This Article is From Apr 09, 2018

Weekly Nutrition Classes May Help Manage Type 2 Diabetes Better: Study

The findings indicate that simple, inexpensive dietary intervention may improve diabetes management.

Weekly Nutrition Classes May Help Manage Type 2 Diabetes Better: Study

Type 2 Diabetes is a chronic condition where your body does not use insulin properly. This insulin resistance results in sugar spike in the blood. According to a latest study, weekly nutrition classes may facilitate better Type 2 diabetes management. According to a research conducted by Physicians Committee for Responsible Medicine, a proper diet nutrition education is also an important factor in diabetes management, in addition to the medical prescriptions.
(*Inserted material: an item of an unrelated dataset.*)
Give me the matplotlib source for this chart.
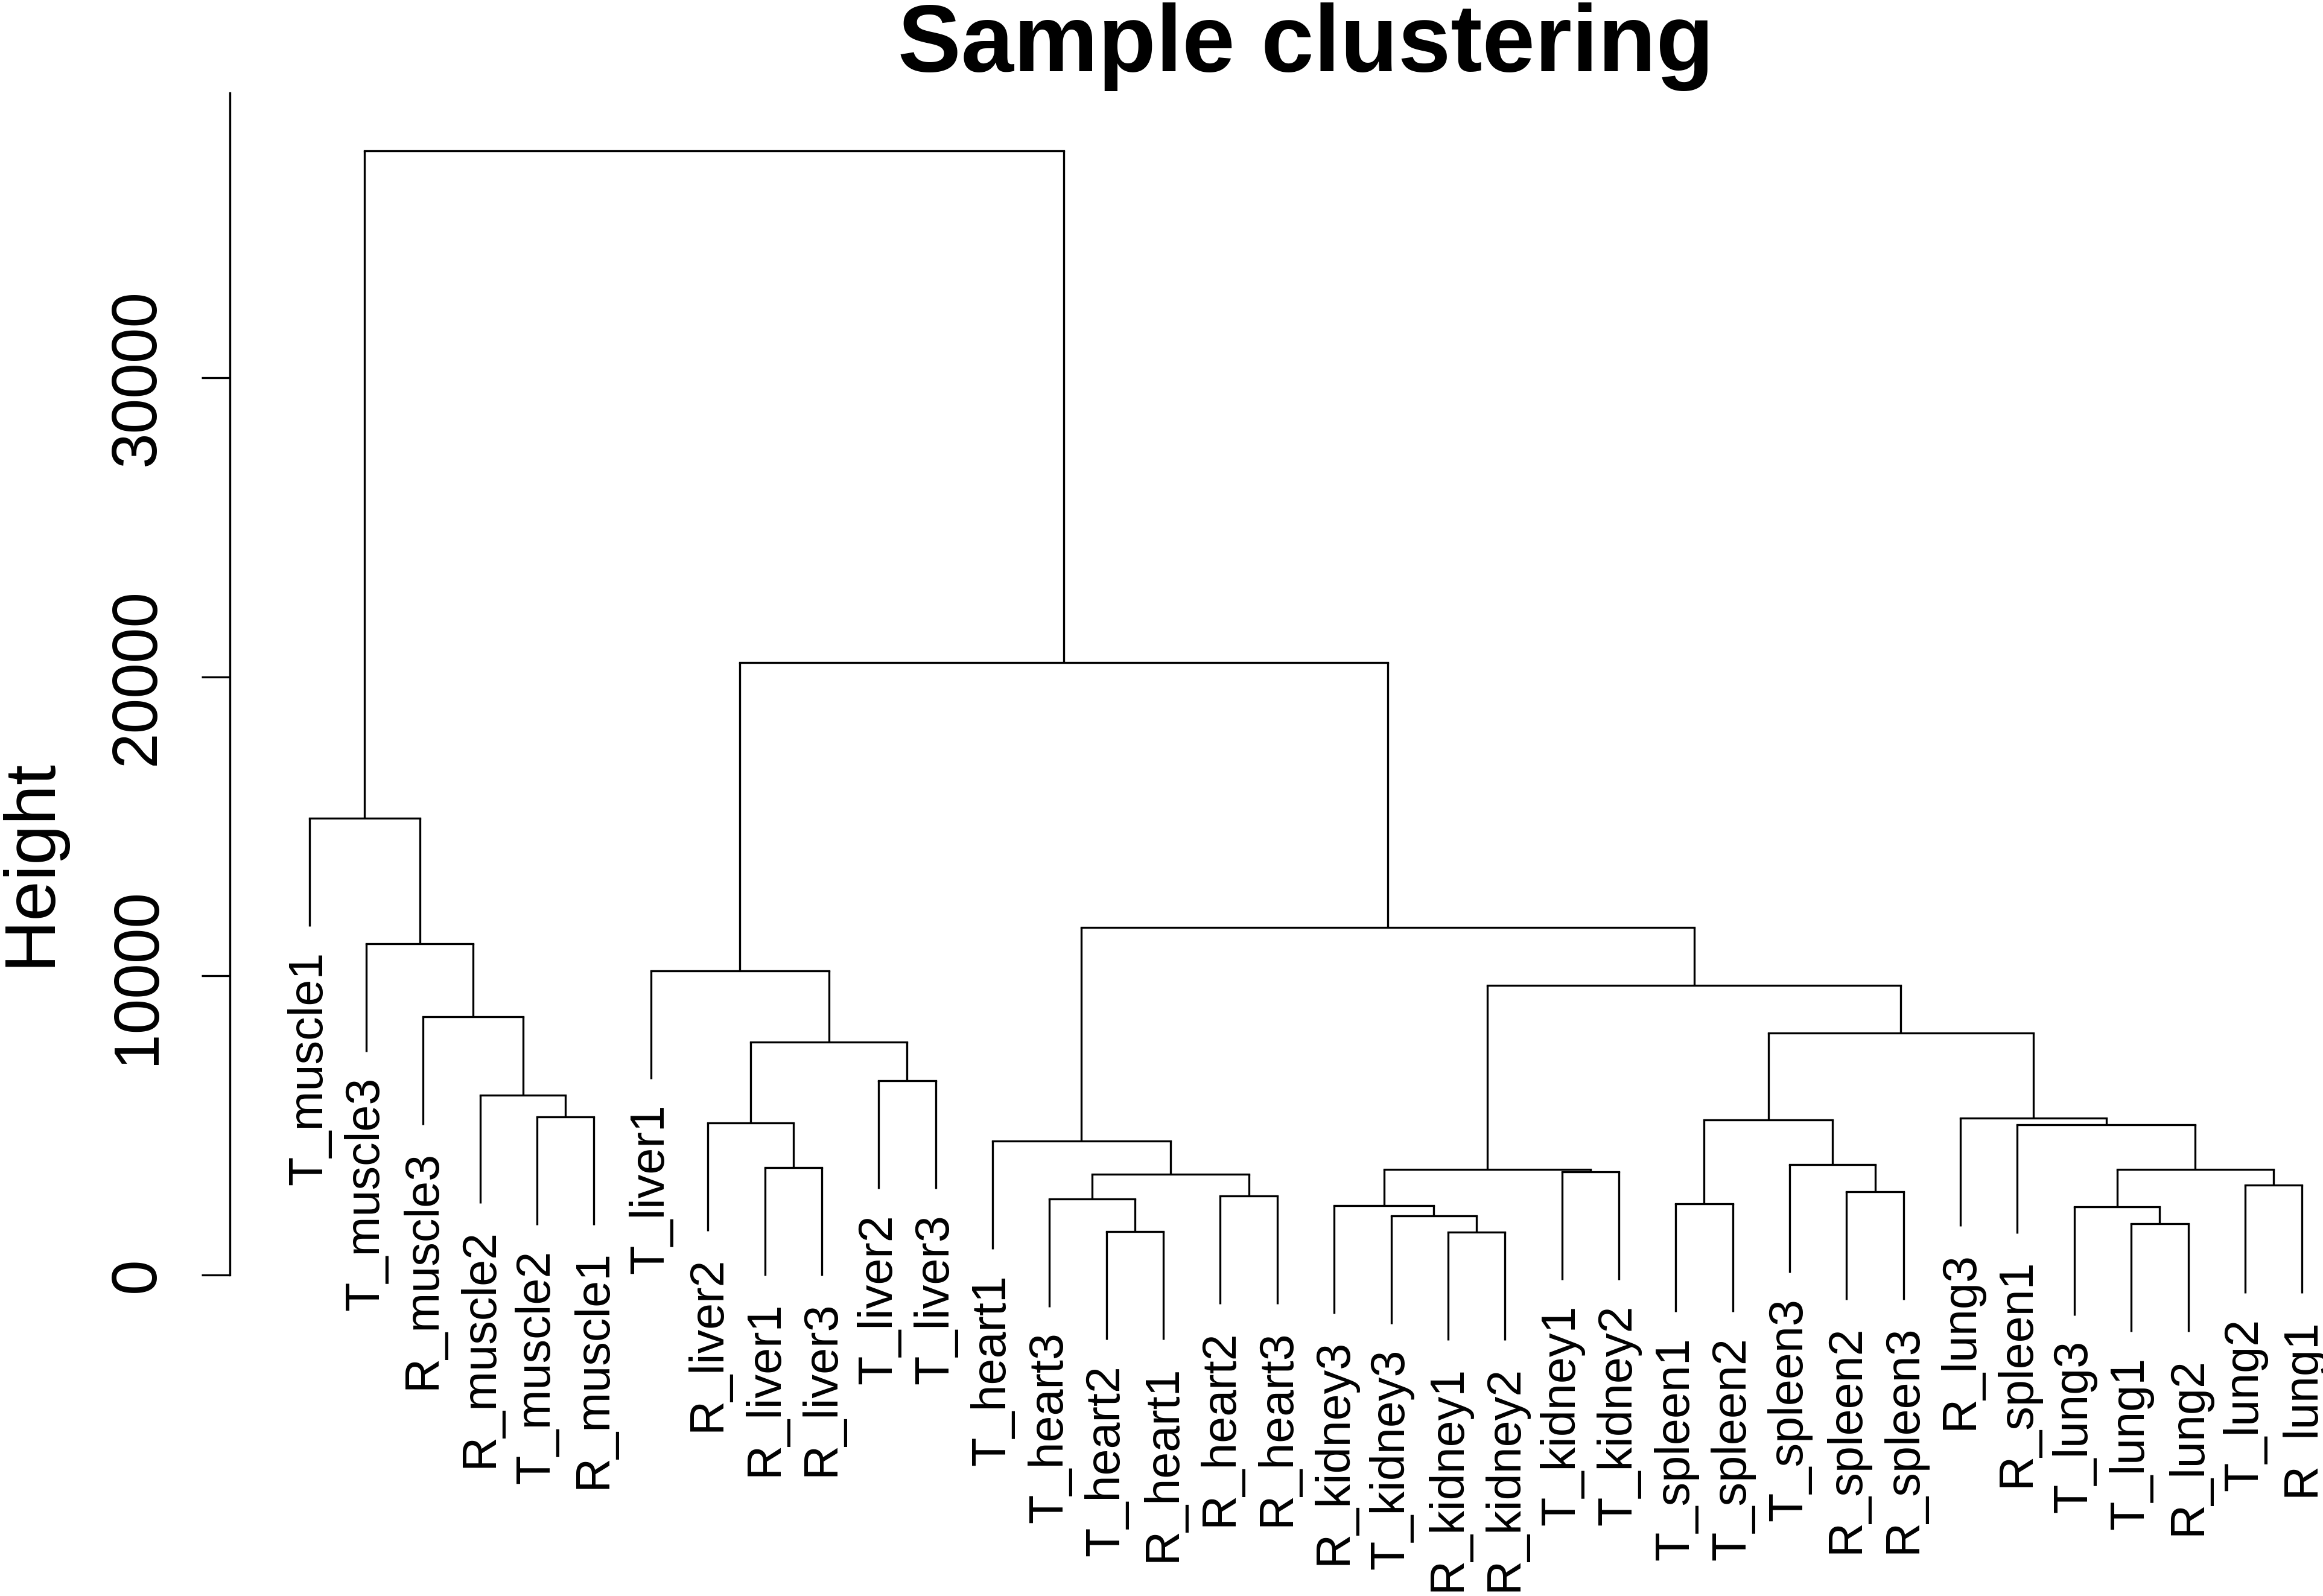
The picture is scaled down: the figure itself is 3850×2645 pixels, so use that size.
import matplotlib
matplotlib.use("Agg")
import matplotlib.pyplot as plt

plt.rcParams['font.family'] = ['Liberation Sans', 'DejaVu Sans']

# leaf labels in plotting order
labels = ["T_muscle1", "T_muscle3", "R_muscle3", "R_muscle2", "T_muscle2", "R_muscle1",
          "T_liver1", "R_liver2", "R_liver1", "R_liver3", "T_liver2", "T_liver3",
          "T_heart1", "T_heart3", "T_heart2", "R_heart1", "R_heart2", "R_heart3",
          "R_kidney3", "T_kidney3", "R_kidney1", "R_kidney2", "T_kidney1", "T_kidney2",
          "T_spleen1", "T_spleen2", "T_spleen3", "R_spleen2", "R_spleen3",
          "R_lung3", "R_spleen1", "T_lung3", "T_lung1", "R_lung2", "T_lung2", "R_lung1"]

# merge table, R hclust style: negative = leaf number, positive = earlier merge row
merge_left = [-5, -4, -3, -2, -1,
              -9, -8, -11, 7, -7,
              -15, -14, -17, 12, -13,
              -21, -20, -19, -23, 18,
              -25, -28, -27, 21,
              -33, -32, -35, 26, -31, -30,
              24, 20, 15, 10, 5]
merge_right = [-6, 1, 2, 3, 4,
               -10, 6, -12, 8, 9,
               -16, 11, -18, 13, 14,
               -22, 16, 17, -24, 19,
               -26, -29, 22, 23,
               -34, 25, -36, 27, 28, 29,
               30, 31, 32, 33, 34]
merge_height = [5292, 6015, 8627, 11074, 15276,
                3592, 5079, 6486, 7789, 10173,
                1442, 2547, 2636, 3374, 4474,
                1427, 1977, 2314, 3454, 3523,
                2373, 2780, 3691, 5183,
                1709, 2269, 3003, 3523, 5010, 5247,
                8092, 9677, 11610, 20479, 37574]

yticks = [0, 10000, 20000, 30000]

W, H = 1568.0, 1077.0   # layout units (reference at reduced scale)
fig = plt.figure(figsize=(38.5, 26.45), dpi=100)

val_per_px = 49.55
y0_px = 860.3
top_px = 62.7
ytop = (y0_px - top_px) * val_per_px
ybot = -2500
bot_px = y0_px - ybot / val_per_px

ax_left = 155 / W
ax = fig.add_axes([ax_left, 1 - bot_px / H, 1 - ax_left, (bot_px - top_px) / H])
ax.set_xlim(-0.4, -0.4 + (W - 155) / 38.43)
ax.set_ylim(ybot, ytop)

lw = 2.4
hang = 0.1 * (max(merge_height) - min(merge_height))

xpos = {}
for i in range(len(merge_height)):
    h = merge_height[i]
    kids = []
    for c in (merge_left[i], merge_right[i]):
        if c < 0:
            x = -c
            low = h - hang
            ax.annotate(labels[-c - 1], xy=(x, low), xytext=(0, -30), textcoords='offset points',
                        rotation=90, ha='center', va='top', fontsize=57, annotation_clip=False)
        else:
            x = xpos[c]
            low = merge_height[c - 1]
        ax.plot([x, x], [low, h], color='black', lw=lw, solid_capstyle='butt')
        kids.append(x)
    ax.plot(kids, [h, h], color='black', lw=lw, solid_capstyle='projecting')
    xpos[i + 1] = sum(kids) / 2

for s in ['top', 'right', 'bottom']:
    ax.spines[s].set_visible(False)
ax.spines['left'].set_linewidth(lw)
ax.spines['left'].set_bounds(0, ytop)
ax.set_xticks([])
ax.set_yticks(yticks)
ax.set_yticklabels([str(v) for v in yticks], rotation=90, va='center', fontsize=76)
ax.tick_params(axis='y', length=34, width=lw, pad=40)
ax.patch.set_visible(False)

fig.text(21 / W, 1 - 582 / H, "Height", rotation=90, ha='center', va='center', fontsize=86)
fig.text(881.5 / W, 1 - 48 / H, "Sample clustering", ha='center', va='baseline',
         fontsize=113, fontweight='bold')

fig.savefig("out.png", dpi=100, facecolor='white')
The study was recently published in the Journal of the Academy of Nutrition and Dietetics. For the study, the team had set up free classes in a private endocrinology office in Washington, D.C. After working hours, the team would set up chairs in the waiting room and conducted free nutrition classes for diabetes patients.

The findings revealed that the nutrition classes significantly improved their weight, blood sugars, and cholesterol levels. The participants were suggested two different diets and both of them proved during the 20-week study effective.

A low-fat, vegan diet and a portion-controlled eating pattern, made participants to consume less meat, less fat, and less cholesterol.

The findings indicate that simple, inexpensive dietary intervention may improve diabetes management. The researchers believe that through these classes, patients can learn about healthy food changes, and can share tips, swap recipe ideas, and which can help so many people with their diabetes management.

Previous studies have reinforced how a healthy diet may not only help manage diabetes better but also have a healthy lifestyle. Plant-based diets, which are free of animal fat and cholesterol, are especially beneficial because they treat the root cause of type II diabetes by reducing fat inside the cells, which improves insulin function. Plant based diet also lower cholesterol, and aid weight loss.

Scientists said the even clinicians who are pressed for time can benefit from the exercise. If a one on one interaction is too taxing, offering group instruction to patients may be a more viable idea. For patients too, being in a group with same goals may make them more focused and less lured to cheat.